The enforcement of these federal laws often falls to federal agencies, primarily the Consumer Financial Protection Bureau (CFPB), which asserts jurisdiction over tribal lenders concerning federal consumer protection mandates.
Consumer Protection in Tribal Lending
For consumers, understanding the nature of tribal lending is essential to making informed financial decisions. Tribal loans often serve a vital role, especially for individuals with limited credit histories or those residing in remote areas underserved by traditional banks.
Advantages for Borrowers
- Accessibility: Tribal lenders often provide loans to individuals who might be denied by conventional financial institutions.
- Speed and Convenience: Many tribal lending services are entirely online, offering quick application and funding processes.

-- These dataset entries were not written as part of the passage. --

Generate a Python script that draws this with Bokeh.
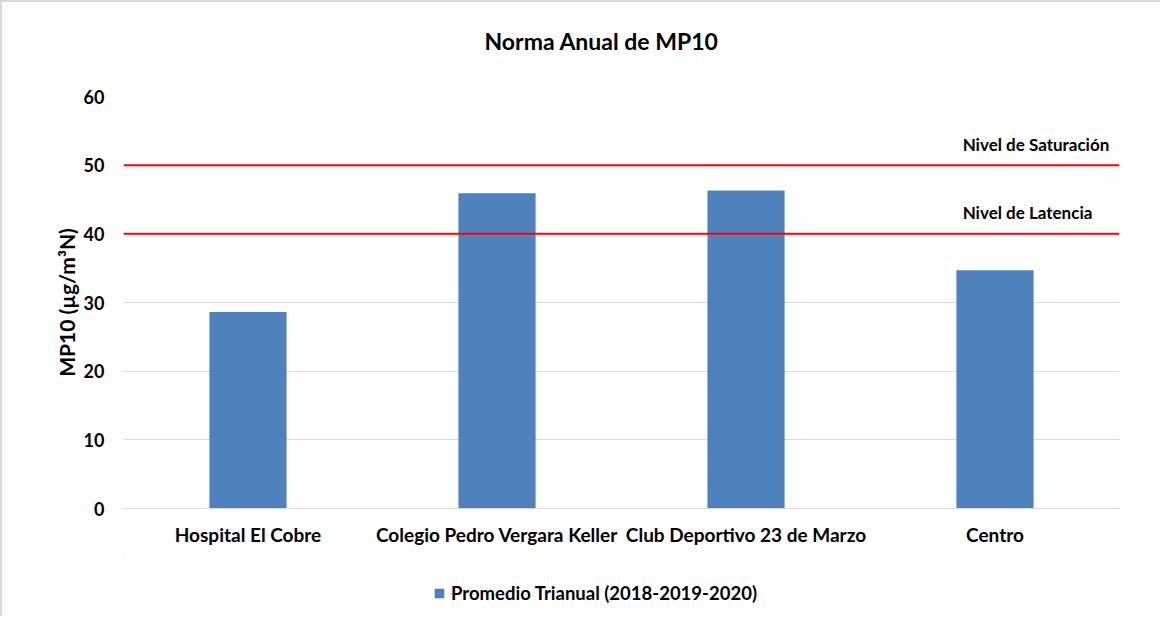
from bokeh.plotting import figure
from bokeh.layouts import column
from bokeh.models import Legend, LegendItem, FixedTicker, ColumnDataSource
from bokeh.core.properties import value
from bokeh.embed import file_html
from bokeh.resources import INLINE

categories = ["Hospital El Cobre", "Colegio Pedro Vergara Keller",
              "Club Deportivo 23 de Marzo", "Centro"]
promedio = [28.6, 45.9, 46.3, 34.7]
series_name = "Promedio Trianual (2018-2019-2020)"
thresholds = [50, 40]
threshold_labels = ["Nivel de Saturación", "Nivel de Latencia"]
y_ticks = [0, 10, 20, 30, 40, 50, 60]

FONT = "Lato"
BLUE = "#4F81BD"

xs = [i + 0.5 for i in range(len(categories))]

p = figure(width=1160, height=556, x_range=(0, len(categories)), y_range=(0, 60),
           output_backend="svg", toolbar_location=None,
           min_border_left=121, min_border_right=43, min_border_top=94, min_border_bottom=50)
p.styles = {"border-top": "2px solid #d9d9d9", "border-left": "2px solid #d9d9d9"}
p.outline_line_color = None

src = ColumnDataSource(dict(x=xs, top=promedio))
bars = p.vbar(x="x", top="top", width=0.31, source=src, fill_color=BLUE, line_color=None)

p.segment(x0=0, x1=len(categories), y0=thresholds, y1=thresholds, line_color="#FF0000", line_width=2)
p.text(x=[3.37] * len(thresholds), y=thresholds, text=threshold_labels,
       text_font=value(FONT), text_font_style="bold", text_font_size="17px",
       text_align="left", text_baseline="middle", y_offset=-21, text_color="#000000")

# title (trailing blank line lifts it towards the top of the chart)
p.title.text = "Norma Anual de MP10\n"
p.title.align = "left"
p.title.text_font = FONT
p.title.text_font_size = "23px"
p.title.text_font_style = "bold"
p.title.text_color = "#000000"
p.title.offset = 361
p.title.standoff = 28

# axes
p.xaxis.ticker = FixedTicker(ticks=xs)
p.xaxis.major_label_overrides = {x: c for x, c in zip(xs, categories)}
p.xaxis.major_tick_line_color = None
p.xaxis.minor_tick_line_color = None
p.xaxis.axis_line_color = "#d9d9d9"
p.xaxis.major_label_text_font = FONT
p.xaxis.major_label_text_font_style = "bold"
p.xaxis.major_label_text_font_size = "19px"
p.xaxis.major_label_standoff = 8
p.xaxis.major_label_text_color = "#000000"

p.yaxis.ticker = FixedTicker(ticks=y_ticks)
p.yaxis.major_tick_line_color = None
p.yaxis.minor_tick_line_color = None
p.yaxis.axis_line_color = None
p.yaxis.major_label_text_font = FONT
p.yaxis.major_label_text_font_style = "bold"
p.yaxis.major_label_text_font_size = "18px"
p.yaxis.major_label_standoff = 13
p.yaxis.major_label_text_color = "#000000"
p.yaxis.axis_label = "MP10 (µg/m³N)"
p.yaxis.axis_label_text_font = FONT
p.yaxis.axis_label_text_font_style = "bold"
p.yaxis.axis_label_text_font_size = "21px"
p.yaxis.axis_label_standoff = 2
p.yaxis.axis_label_text_color = "#000000"

p.xgrid.grid_line_color = None
p.ygrid.grid_line_color = "#d9d9d9"
p.ygrid.grid_line_width = 1

# legend strip below the chart (its bars lie outside its view; only the swatch shows)
p2 = figure(width=1160, height=60, x_range=(100, 101), y_range=(-2, -1),
            output_backend="svg", toolbar_location=None,
            min_border_left=0, min_border_right=0, min_border_top=0, min_border_bottom=0)
p2.styles = {"border-left": "2px solid #d9d9d9"}
p2.axis.visible = False
p2.grid.visible = False
p2.outline_line_color = None
swatch = p2.vbar(x="x", top="top", width=0.31, source=src, fill_color=BLUE, line_color=None)

legend = Legend(items=[LegendItem(label=series_name, renderers=[swatch])],
                orientation="horizontal", location=(310, 12),
                label_text_font=FONT, label_text_font_style="bold", label_text_font_size="18.5px",
                label_text_color="#000000",
                glyph_width=12, glyph_height=12, border_line_color=None,
                background_fill_alpha=0, margin=0, padding=4, label_standoff=6)
p2.add_layout(legend, "center")

layout = column(p, p2, spacing=0)
open("out.html", "w").write(file_html(layout, INLINE))
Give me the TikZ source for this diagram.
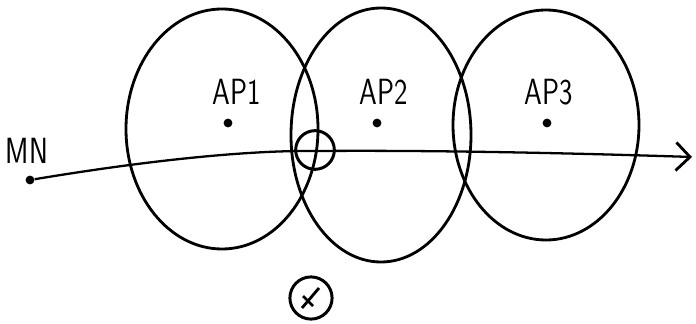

- Sovereign Protection: In theory, the sovereign status of the lending entity can sometimes offer a clearer path for dispute resolution overseen by tribal courts or dedicated regulatory bodies, rather than navigating complex state court systems.
Key Considerations and Risks
The primary area of contention and consumer concern regarding tribal lending often revolves around interest rates. Because tribal lenders may be exempt from state usury laws, the Annual Percentage Rates (APRs) offered can sometimes be significantly higher than those permitted by state statutes.
Consumers should critically evaluate the following before entering into a tribal loan agreement:
- The APR: Always compare the total cost of the loan, not just the monthly payment.
- Loan Term and Repayment Structure: Understand the full duration of the loan and any associated fees for late payments or early repayment.
- Dispute Resolution: Clarify the process for filing a complaint or resolving a dispute. Is it handled through a tribal mechanism, or does the loan agreement waive the right to sue in federal or state court?
The Role of the CFPB and Ongoing Legal Challenges
The relationship between tribal lenders and federal regulators, particularly the CFPB, remains an evolving area of law. The CFPB has taken an active role in asserting its authority over tribal lending operations, arguing that federal consumer protection laws apply universally to protect all consumers, regardless of who the lender is chartered by.
Enforcement Actions
The CFPB has initiated enforcement actions against certain tribal lending operations, focusing primarily on violations of federal laws like TILA and ECOA, or alleging unfair, deceptive, or abusive acts or practices (UDAAP). These actions often hinge on whether the tribal entity is deemed an “arm of the tribe” entitled to full sovereign immunity or if it is operating primarily as a commercial entity subject to federal oversight.
State Attorneys General Involvement
State Attorneys General (AGs) frequently challenge tribal lending operations, arguing that these entities are engaging in predatory lending practices that harm their residents, often by circumventing state interest rate caps. These legal battles often center on the “true lender” doctrine—determining which entity is legally responsible for originating the loan—to establish jurisdiction.
Conclusion
Tribal lending regulations represent a fascinating intersection of sovereign rights, economic necessity, and federal consumer protection mandates. For Native American communities, these services can be a crucial lifeline for accessing capital and fostering financial inclusion. For consumers nationwide engaging with these services, due diligence is paramount. A thorough understanding of the lender’s tribal charter, the applicable federal regulations, and the specific terms of the loan agreement is the best defense against unintended financial burdens. As legal interpretations continue to evolve, the regulatory framework surrounding Native American loan services will remain a dynamic and closely watched sector of the financial industry.